The practice of standardized testing is a particularly flawed concept. It’s unhealthy to place so much importance on the outcome of a test, but students are constantly pushed to do so. A 2015 study from the Council of the Great City Schools found that students in 66 urban school districts were required to take an average of 112 standardized tests between prekindergarten and the end of 12th grade.
Standardized tests don’t actually prepare students for the real world. Instead, they reduce student learning to a set of numbers. Tests are objective, infrequent feedback that focus more on memorization than comprehension.
Tests like the SAT or ACT, for example, are not necessarily predictors of future success; they simply measure how well students can take a test. Many students, myself included, suffer from test anxiety, which means our test scores don’t accurately represent what we have learned. I took the SAT three times only to go up about 20 points from my original score.
So why should one test decide what college we get into when we are so much more than a test score?
This is why it’s heartening that nearly 80 percent of four-year colleges and universities have stopped requiring either an SAT or ACT for admission.

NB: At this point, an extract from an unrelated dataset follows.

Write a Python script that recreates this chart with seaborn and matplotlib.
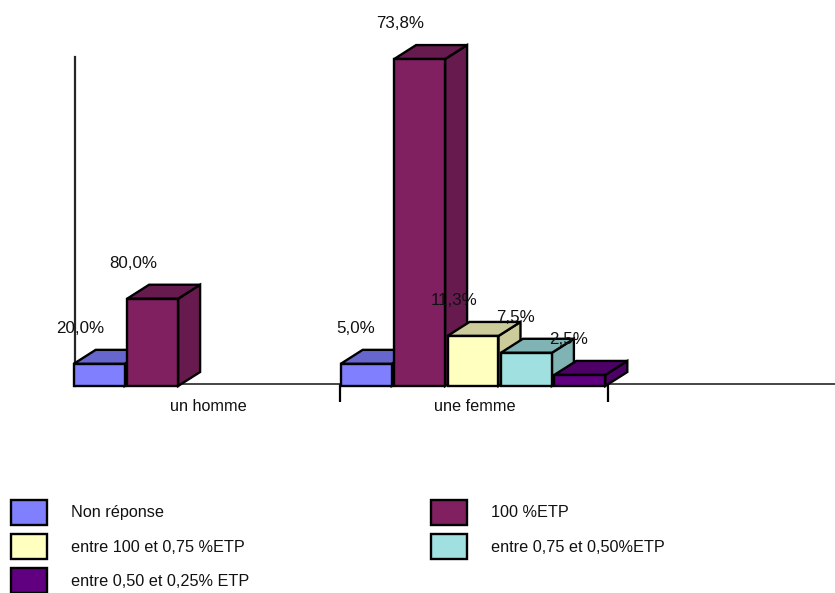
import matplotlib
matplotlib.use("Agg")
import matplotlib.pyplot as plt
import numpy as np
import pandas as pd
import seaborn as sns
from matplotlib.colors import to_rgb
from matplotlib.patches import Polygon
from matplotlib.transforms import offset_copy

categories = ["un homme", "une femme"]
reponses = ["Non réponse", "100 %ETP", "entre 100 et 0,75 %ETP",
            "entre 0,75 et 0,50%ETP", "entre 0,50 et 0,25% ETP"]
couleurs = ["#8080FF", "#802060", "#FFFFC0", "#A0E0E0", "#600080"]

# % affichés
pct_homme = [20.0, 80.0]
pct_femme = [5.0, 73.8, 11.3, 7.5, 2.5]
# hauteur dessinée : les barres "homme" ne suivent pas la même échelle que les %
hauteur_homme = [5.0, 19.7]
hauteur_femme = [5.0, 73.8, 11.3, 7.5, 2.5]

W, H = 835, 593
PX_X = 267.0   # largeur d'une catégorie en pixels
PX_Y = 4.43    # pixels par unité en y
X0_PX = 206.0  # centre de "un homme"
Y0_PX = 386.0  # base des barres
DX, DY = 22 / PX_X, 14 / PX_Y  # profondeur de l'effet 3D
FS = 11.7

sns.set_style("white")
plt.rcParams["font.family"] = ["Liberation Sans", "DejaVu Sans"]
plt.rcParams["font.size"] = FS

df = pd.DataFrame({
    "categorie": [categories[0]] * 2 + [categories[1]] * 5,
    "reponse": reponses[:2] + reponses,
    "hauteur": hauteur_homme + hauteur_femme,
    "pct": pct_homme + pct_femme,
})

fig = plt.figure(figsize=(W / 100, H / 100), dpi=100)
ax = fig.add_axes([0, 0, 1, 1])
ax.patch.set_alpha(0)

sns.barplot(data=df, x="categorie", y="hauteur", hue="reponse",
            order=categories, hue_order=reponses,
            palette=dict(zip(reponses, couleurs)), saturation=1,
            width=1, gap=0.045, dodge=True, errorbar=None,
            edgecolor="black", linewidth=1.7, ax=ax)

ax.set_xlim(-X0_PX / PX_X, (W - X0_PX) / PX_X)
ax.set_ylim(-(H - Y0_PX) / PX_Y, Y0_PX / PX_Y)
ax.set_xlabel("")
ax.set_ylabel("")

# faces du dessus et de côté à partir des barres de seaborn
bars = sorted([p for p in ax.patches if p.get_height() > 0], key=lambda p: p.get_x())
offset = lambda dx, dy: offset_copy(ax.transData, fig=fig, x=dx, y=dy, units="dots")
for i, (bar, row) in enumerate(zip(bars, df.itertuples())):
    x0, x1 = bar.get_x(), bar.get_x() + bar.get_width()
    top = bar.get_height()
    sombre = np.array(to_rgb(bar.get_facecolor()[:3])) * 0.8
    z = 3 + i
    ax.add_patch(Polygon([(x1, 0), (x1 + DX, DY), (x1 + DX, top + DY), (x1, top)],
                         closed=True, fc=sombre, ec="black", lw=1.7, zorder=z))
    ax.add_patch(Polygon([(x0, top), (x0 + DX, top + DY), (x1 + DX, top + DY), (x1, top)],
                         closed=True, fc=sombre, ec="black", lw=1.7, zorder=z))
    bar.set_zorder(z + 0.5)
    # les étiquettes courtes sont un peu plus à droite dans l'original
    decal = 5 if row.pct >= 10 else 8.5
    ax.text((x0 + x1) / 2, top, f"{row.pct:.1f}%".replace(".", ","),
            transform=offset(decal, 35.5), ha="right", va="center",
            fontsize=12.2, color="#111111", zorder=50)

# axes
for s in ("top", "right"):
    ax.spines[s].set_visible(False)
ax.spines["bottom"].set_position(("data", 2 / PX_Y))
ax.spines["bottom"].set_bounds((75 - X0_PX) / PX_X, (W - X0_PX) / PX_X)
ax.spines["bottom"].set_linewidth(1.2)
ax.spines["left"].set_position(("data", (75 - X0_PX) / PX_X))
ax.spines["left"].set_bounds(0, (Y0_PX - 57) / PX_Y)
ax.spines["left"].set_linewidth(1.6)
ax.set_yticks([])
ax.set_xticks([0.008, 1.008], categories)
ax.set_xticks([(340.5 - X0_PX) / PX_X, (608.5 - X0_PX) / PX_X], minor=True)
ax.tick_params(axis="x", which="major", length=0, pad=11, labelsize=FS, colors="#111111")
ax.tick_params(axis="x", which="minor", bottom=True, length=13, width=1.6, color="black")

# légende : remplie par colonnes, d'où l'ordre des entrées
handles, labels = ax.get_legend_handles_labels()
ordre = [0, 2, 4, 1, 3]
ax.legend([handles[i] for i in ordre], [labels[i] for i in ordre],
          ncol=2, loc="upper left", bbox_to_anchor=(11 / W, 1 - 499.5 / H),
          bbox_transform=fig.transFigure, frameon=False, borderpad=0, borderaxespad=0,
          handlelength=2.2, handleheight=2.02, handletextpad=1.52,
          labelspacing=0.55, columnspacing=11.16, fontsize=FS,
          labelcolor="#111111")

fig.savefig("out.png", dpi=100)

More schools should be adapting to performance- or portfolio-based assessments—projects, individual and group presentations, reports, papers, and portfolios of work—to replace standardized testing. These types of assessments more accurately portray a student’s knowledge and do actually prepare students for the real world.
Your GPA might show you’re a good student, but having a portfolio that demonstrates your knowledge and skills can give a future college or employer a far better picture of what kind of student or employee you will be.
I’m not saying grades aren’t important—they are, just as getting an education is important—but learning does not need to be one size fits all. Schooling needs to focus on actually teaching students something instead of preparing them for test after test. Yes, grades matter, but we are all so much more than our test scores.